There are several people working towards a solution. The staff at our camp, who were simply amazing, have developed projects and proposals to, very soon, start workshops with the people in the community to teach them about sustainable agriculture, the need for biodiversity in an area, and how to better manage the wildlife.

After learning about government policies, climate, hydrology, land use and extensive practice in animal identification and behavior studies, we broke into three research groups led by our professors. One project was about the ever growing problem of poaching, the other about the effects of animals on the peoples’ lives. My project was about land use in the Kimana swamp, a very small body of water, and one of the only permanent sources of water in Kenya. This swamp is shared by the animals of the Kimana Wildlife Sanctuary and the people trying to make a living off the land. We interviewed people living in the swamp about their land use and problems with animals. We also interviewed sanctuary guards and government officials. Finally, we did GPS mapping of the swamp to determine how much was being used by agriculture.
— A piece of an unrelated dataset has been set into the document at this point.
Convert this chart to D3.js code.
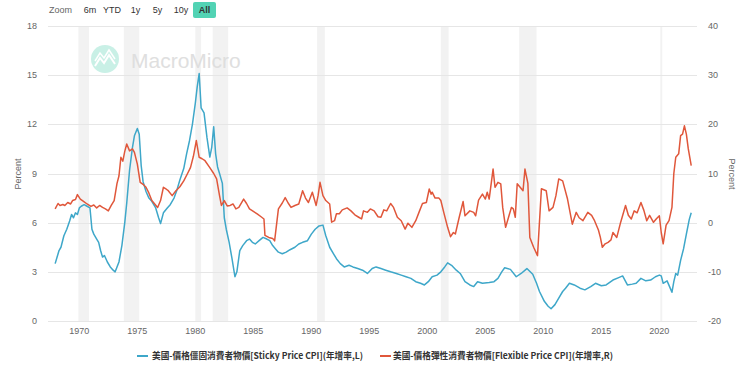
<html>
  <head>
    <script src="https://d3js.org/d3.v7.min.js"></script>
    <style>
      body { margin: 0; background: #fff; }
      svg { display: block; font-family: "Liberation Sans", Arial, sans-serif; }
    </style>
  </head>
  <body>
    <script>
      // Sticky Price CPI, YoY %, left axis
      var stickyDates = ["1967-12","1968-02","1968-04","1968-06","1968-09","1968-12","1969-03","1969-05","1969-07","1969-09","1969-11",
        "1970-01","1970-03","1970-06","1970-09","1970-12","1971-02","1971-04","1971-07","1971-09","1971-11","1972-01","1972-03","1972-06",
        "1972-09","1972-12","1973-02","1973-04","1973-06","1973-09","1973-12","1974-02","1974-05","1974-08","1974-10","1975-01","1975-03",
        "1975-05","1975-07","1975-10","1976-01","1976-04","1976-08","1976-11","1977-01","1977-04","1977-08","1977-11","1978-03","1978-06",
        "1978-09","1979-01","1979-04","1979-07","1979-10","1980-01","1980-03","1980-05","1980-07","1980-10","1981-01","1981-04","1981-06",
        "1981-08","1981-10","1981-12","1982-02","1982-05","1982-07","1982-09","1982-12","1983-03","1983-06","1983-08","1983-11","1984-02",
        "1984-06","1984-09","1984-12","1985-03","1985-07","1985-11","1986-03","1986-06","1986-09","1986-12","1987-03","1987-07","1987-11",
        "1988-03","1988-08","1988-12","1989-04","1989-09","1990-01","1990-05","1990-09","1991-01","1991-04","1991-08","1991-12","1992-03",
        "1992-07","1992-11","1993-04","1993-08","1994-01","1994-06","1994-11","1995-04","1995-08","1996-01","1996-06","1996-11","1997-05",
        "1997-10","1998-03","1998-08","1999-01","1999-06","1999-10","2000-02","2000-06","2000-11","2001-03","2001-07","2001-10","2002-02",
        "2002-07","2002-11","2003-04","2003-09","2004-01","2004-05","2004-10","2005-05","2005-10","2006-02","2006-06","2006-09","2007-03",
        "2007-09","2008-02","2008-08","2009-02","2009-06","2009-09","2010-02","2010-06","2010-09","2011-01","2011-05","2011-09","2011-12",
        "2012-04","2012-09","2013-03","2013-08","2014-02","2014-07","2015-01","2015-06","2016-01","2016-07","2016-11","2017-04","2017-09",
        "2018-01","2018-06","2018-11","2019-04","2019-09","2020-01","2020-03","2020-05","2020-09","2021-01","2021-02","2021-04","2021-06",
        "2021-08","2021-11","2022-02","2022-05","2022-08","2022-10"];
      var stickyValues = [3.5,3.9,4.3,4.5,5.2,5.6,6.1,6.5,6.3,6.6,6.5,
        6.9,7.0,7.1,7.0,6.9,5.6,5.3,5.0,4.8,4.3,3.9,4.0,3.6,
        3.3,3.1,3.0,3.3,3.6,4.6,6.0,7.2,9.2,10.6,11.3,11.75,11.4,
        9.5,8.5,7.9,7.5,7.3,6.9,6.3,5.95,6.6,6.9,7.1,7.5,8.0,
        8.6,9.3,10.2,11.0,12.0,13.3,14.3,15.1,13.0,12.7,11.2,10.0,10.6,
        11.85,10.2,9.4,9.0,8.4,6.3,5.6,4.8,3.8,2.7,3.0,4.3,4.6,
        4.9,5.0,4.8,4.7,4.9,5.1,5.0,4.9,4.6,4.4,4.2,4.1,4.2,
        4.35,4.5,4.7,4.8,4.9,5.3,5.6,5.8,5.85,5.2,4.5,4.1,3.8,
        3.5,3.3,3.4,3.3,3.2,3.1,2.9,3.2,3.3,3.2,3.1,3.0,2.9,
        2.8,2.7,2.6,2.4,2.3,2.2,2.4,2.7,2.8,3.0,3.3,3.55,3.4,
        3.1,2.9,2.4,2.2,2.1,2.4,2.3,2.35,2.4,2.6,3.0,3.25,3.15,
        2.7,2.9,3.2,2.85,2.3,1.8,1.2,0.9,0.75,1.0,1.4,1.8,2.0,
        2.3,2.2,2.0,1.9,2.1,2.3,2.15,2.2,2.5,2.65,2.75,2.2,2.25,
        2.3,2.6,2.45,2.5,2.7,2.8,2.75,2.3,2.45,1.9,1.75,2.4,2.9,
        2.8,3.7,4.4,5.3,6.2,6.6];

      // Flexible Price CPI, YoY %, right axis
      var flexDates = [
        "1967-12","1968-03","1968-05","1968-08","1968-10","1969-01","1969-04","1969-06","1969-09","1969-11",
        "1970-02","1970-05","1970-09","1971-01","1971-04","1971-07","1971-10","1972-01","1972-04","1972-07",
        "1972-10","1973-01","1973-04","1973-06","1973-08","1973-10","1973-12","1974-02","1974-05","1974-08",
        "1974-10","1975-01","1975-04","1975-07","1975-10","1976-01","1976-04","1976-07","1976-10","1977-01",
        "1977-04","1977-07","1977-09","1978-01","1978-05","1978-09","1979-01","1979-05","1979-08","1979-11",
        "1980-02","1980-05","1980-08","1980-11","1981-04","1981-08","1981-11","1982-02","1982-04","1982-07",
        "1982-10","1983-01","1983-04","1983-07","1983-10","1984-03","1984-06","1984-09","1985-01","1985-05",
        "1985-09","1985-12","1986-01","1986-05","1986-09","1986-11","1987-03","1987-07","1987-10","1988-01",
        "1988-04","1988-08","1988-12","1989-04","1989-07","1989-10","1990-02","1990-06","1990-08","1990-10",
        "1991-01","1991-04","1991-08","1991-10","1992-01","1992-03","1992-06","1992-09","1993-02","1993-06",
        "1993-10","1994-02","1994-05","1994-07","1994-11","1995-02","1995-06","1995-10","1996-01","1996-04",
        "1996-07","1996-11","1997-02","1997-06","1997-10","1998-02","1998-05","1998-09","1999-01","1999-05",
        "1999-08","1999-12","2000-03","2000-05","2000-06","2000-09","2001-01","2001-03","2001-06","2001-10",
        "2002-01","2002-04","2002-06","2002-10","2003-02","2003-04","2003-09","2004-01","2004-03","2004-06",
        "2004-10","2005-01","2005-03","2005-05","2005-09","2005-11","2006-02","2006-05","2006-07","2006-10",
        "2007-01","2007-04","2007-06","2007-08","2007-10","2008-01","2008-04","2008-06","2008-09","2008-11",
        "2009-03","2009-07","2009-11","2010-04","2010-07","2010-11","2011-02","2011-05","2011-09","2012-02",
        "2012-07","2012-11","2013-02","2013-06","2013-11","2014-03","2014-06","2014-10","2014-12","2015-02",
        "2015-05","2015-08","2015-11","2016-01","2016-05","2016-09","2017-02","2017-05","2017-08","2017-11",
        "2018-02","2018-06","2018-09","2018-12","2019-03","2019-07","2019-10","2020-01","2020-03","2020-05",
        "2020-08","2020-11","2021-02","2021-04","2021-06","2021-09","2021-11","2022-01","2022-03","2022-05",
        "2022-07","2022-10"];
      var flexValues = [
        2.8,3.9,3.5,3.7,3.5,4.1,3.8,4.5,4.7,5.7,
        4.8,4.4,3.8,3.3,3.6,3.0,3.5,3.1,2.8,2.4,
        3.5,4.5,8.0,9.5,13.3,12.5,14.5,16.0,14.6,15.0,
        14.3,11.9,8.2,7.8,7.2,6.0,4.5,3.8,3.1,4.5,
        7.2,6.8,6.5,5.5,6.5,7.3,8.5,10.0,11.2,13.5,
        16.7,13.3,13.0,12.6,11.2,10.0,8.9,5.5,3.5,4.5,
        3.4,3.5,3.8,2.8,3.1,4.8,3.9,2.8,2.3,1.8,
        1.2,0.75,-2.6,-3.0,-3.2,-3.7,2.8,4.0,5.1,4.0,
        3.1,3.5,3.8,6.5,5.0,4.1,6.2,3.5,5.5,8.2,
        5.5,4.5,3.8,0.1,0.4,1.8,1.8,2.6,3.0,2.4,
        1.6,1.1,0.75,2.4,2.1,2.8,2.4,1.2,1.1,2.6,
        2.4,3.9,3.1,1.1,0.4,-1.3,-0.1,-0.95,0.4,2.4,
        3.9,4.1,6.85,5.8,6.2,5.0,5.0,4.5,2.1,-0.95,
        -2.85,-2.0,-2.3,1.1,4.3,1.4,2.4,2.1,1.4,4.6,
        5.8,4.8,6.2,4.8,10.9,7.2,8.2,7.9,3.1,-0.95,
        1.1,3.1,2.8,1.1,7.9,7.2,6.5,10.9,8.0,-3.0,
        -5.0,-6.7,6.9,6.5,2.4,3.1,5.5,8.9,8.5,4.8,
        -0.3,2.1,1.0,0.4,2.1,1.5,0.4,-1.5,-3.0,-5.0,
        -4.3,-4.0,-3.5,-2.0,-3.0,0.1,3.5,1.5,0.75,2.4,
        2.0,4.1,2.5,0.4,1.5,0.07,0.8,1.4,-2.0,-4.3,
        -0.5,0.4,3.1,10.0,13.3,14.0,17.7,18.0,19.7,18.0,
        15.0,11.6];

      // US recessions (shaded)
      var recessionStart = ["1969-12","1973-11","1980-01","1981-07","1990-07","2001-03","2007-12","2020-02"];
      var recessionEnd   = ["1970-11","1975-03","1980-07","1982-11","1991-03","2001-11","2009-06","2020-04"];

      var leftTicks = [0, 3, 6, 9, 12, 15, 18];
      var rightTicks = [-20, -10, 0, 10, 20, 30, 40];
      var yearTicks = [1970, 1975, 1980, 1985, 1990, 1995, 2000, 2005, 2010, 2015, 2020];
      var rangeButtons = ["6m", "YTD", "1y", "5y", "10y", "All"];
      var seriesNames = ["美國-價格僵固消費者物價[Sticky Price CPI](年增率,L)", "美國-價格彈性消費者物價[Flexible Price CPI](年增率,R)"];

      var width = 740, height = 368;
      var plotL = 48, plotR = 697, plotT = 26, plotB = 321;
      var blue = "#3ea7c9", red = "#e0573b";
      var parse = d3.timeParse("%Y-%m");

      var svg = d3.select("body").append("svg").attr("width", width).attr("height", height);

      var x = d3.scaleTime()
        .domain([new Date(1967, 3, 20), new Date(2023, 3, 1)])
        .range([plotL, plotR]);
      var yL = d3.scaleLinear().domain([0, 18]).range([plotB, plotT]);
      var yR = d3.scaleLinear().domain([-20, 40]).range([plotB, plotT]);

      // recession bands
      svg.selectAll("rect.rec")
        .data(recessionStart)
        .enter().append("rect")
        .attr("x", function(d) { return x(parse(d)); })
        .attr("width", function(d, i) { return x(parse(recessionEnd[i])) - x(parse(d)); })
        .attr("y", plotT)
        .attr("height", plotB - plotT)
        .attr("fill", "#f2f2f2");

      // gridlines
      svg.selectAll("line.grid")
        .data(leftTicks)
        .enter().append("line")
        .attr("x1", plotL).attr("x2", plotR)
        .attr("y1", function(d) { return Math.round(yL(d)) + 0.5; })
        .attr("y2", function(d) { return Math.round(yL(d)) + 0.5; })
        .attr("stroke", "#e6e6e6");

      // watermark
      var wm = svg.append("g").attr("opacity", 0.9);
      wm.append("circle").attr("cx", 105).attr("cy", 59).attr("r", 14).attr("fill", "#c4efe4");
      wm.append("path")
        .attr("d", "M95,66 L100,58 L104,63 L109,55 L115,64")
        .attr("fill", "none").attr("stroke", "#fff").attr("stroke-width", 2);
      wm.append("path")
        .attr("d", "M95,61 L100,53 L104,58 L109,50 L115,59")
        .attr("fill", "none").attr("stroke", "#fff").attr("stroke-width", 1.5);
      wm.append("text")
        .attr("x", 131).attr("y", 68)
        .attr("font-size", "21px")
        .attr("fill", "#dcdcdc")
        .text("MacroMicro");

      // axes labels
      svg.append("g").selectAll("text")
        .data(leftTicks)
        .enter().append("text")
        .attr("x", 37)
        .attr("y", function(d) { return yL(d) + 3; })
        .attr("text-anchor", "end")
        .attr("font-size", "9px")
        .attr("fill", "#666")
        .text(function(d) { return d; });

      svg.append("g").selectAll("text")
        .data(rightTicks)
        .enter().append("text")
        .attr("x", 708)
        .attr("y", function(d) { return yR(d) + 3; })
        .attr("font-size", "9px")
        .attr("fill", "#666")
        .text(function(d) { return d; });

      svg.append("g").selectAll("text")
        .data(yearTicks)
        .enter().append("text")
        .attr("x", function(d) { return x(new Date(d, 0, 1)); })
        .attr("y", 334)
        .attr("text-anchor", "middle")
        .attr("font-size", "9px")
        .attr("fill", "#666")
        .text(function(d) { return d; });

      svg.append("text")
        .attr("transform", "translate(21,174) rotate(-90)")
        .attr("text-anchor", "middle")
        .attr("font-size", "9px")
        .attr("fill", "#666")
        .text("Percent");
      svg.append("text")
        .attr("transform", "translate(729,174) rotate(90)")
        .attr("text-anchor", "middle")
        .attr("font-size", "9px")
        .attr("fill", "#666")
        .text("Percent");

      // lines
      var sticky = stickyDates.map(function(d, i) { return { date: parse(d), value: stickyValues[i] }; });
      var flex = flexDates.map(function(d, i) { return { date: parse(d), value: flexValues[i] }; });

      var lineL = d3.line().x(function(d) { return x(d.date); }).y(function(d) { return yL(d.value); });
      var lineR = d3.line().x(function(d) { return x(d.date); }).y(function(d) { return yR(d.value); });

      svg.append("path").datum(sticky)
        .attr("d", lineL)
        .attr("fill", "none").attr("stroke", blue).attr("stroke-width", 1.5)
        .attr("stroke-linejoin", "round");
      svg.append("path").datum(flex)
        .attr("d", lineR)
        .attr("fill", "none").attr("stroke", red).attr("stroke-width", 1.5)
        .attr("stroke-linejoin", "round");

      // range selector
      svg.append("text").attr("x", 49).attr("y", 13)
        .attr("font-size", "9px").attr("fill", "#666").text("Zoom");
      var btnX = [83, 103, 130, 152, 173, 193];
      var btnW = [14, 18, 11, 11, 16, 23];
      var btn = svg.append("g").selectAll("g")
        .data(rangeButtons)
        .enter().append("g");
      btn.append("rect")
        .attr("x", function(d, i) { return btnX[i] - (i == 5 ? 0 : 2); })
        .attr("y", 2).attr("width", function(d, i) { return i == 5 ? 23 : btnW[i] + 4; }).attr("height", 16)
        .attr("rx", 2)
        .attr("fill", function(d) { return d == "All" ? "#52d3b4" : "none"; });
      btn.append("text")
        .attr("x", function(d, i) { return i == 5 ? 204.5 : btnX[i] + btnW[i] / 2; })
        .attr("y", 13)
        .attr("text-anchor", "middle")
        .attr("font-size", "9px")
        .attr("font-weight", function(d) { return d == "All" ? "bold" : "normal"; })
        .attr("fill", "#333")
        .text(function(d) { return d; });

      // legend
      var legX = [137, 380], legTextX = [152, 393], legLen = [211, 220], legColor = [blue, red];
      var leg = svg.append("g").selectAll("g")
        .data(seriesNames)
        .enter().append("g");
      leg.append("line")
        .attr("x1", function(d, i) { return legX[i]; })
        .attr("x2", function(d, i) { return legX[i] + 11; })
        .attr("y1", 356).attr("y2", 356)
        .attr("stroke", function(d, i) { return legColor[i]; })
        .attr("stroke-width", 2);
      leg.append("text")
        .attr("x", function(d, i) { return legTextX[i]; })
        .attr("y", 359)
        .attr("font-size", "9px")
        .attr("font-weight", 600)
        .attr("font-family", "'Noto Sans CJK TC', 'Noto Sans', sans-serif")
        .attr("fill", "#333")
        .attr("textLength", function(d, i) { return legLen[i]; })
        .attr("lengthAdjust", "spacingAndGlyphs")
        .text(function(d) { return d; });
    </script>
  </body>
</html>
There was plenty of time for fun. On days off we could go into the Kimana market, we played sports with our staff and planted trees with the children of the secondary school. We visited an orphanage and donated about 3 weeks worth of food. We camped in Tsavo National Park, home of the man-eating lions, and made day trips to Amboseli National Park. I saw so many animals up close, elephants and lions, and even animals I had never heard of before. We felt the ground vibrate under our feet during a stampede. We listened to traditional songs around a campfire. We learned Swahili and bartered with the mammas. We learned how to play Kenyan Uno, which involves much more strategy than traditional Uno. We hiked into Tanzania. We shared stories with the people we met and learned so much about the Kenyan way of life. We slept in mosquito nets. We could see Mt. Kilimanjaro from the shower stalls.

My trip to Kenya, undoubtedly, changed my life. I now have 33 new friends in the United States, as well as Holland, Venezuela, Germany, and of course Kenya. I have a greater appreciation for the people working to change lives because, for a month, I was one of those people. Our work will be incorporated into our professor’s work towards making a better Kenya, and that is an amazing feeling.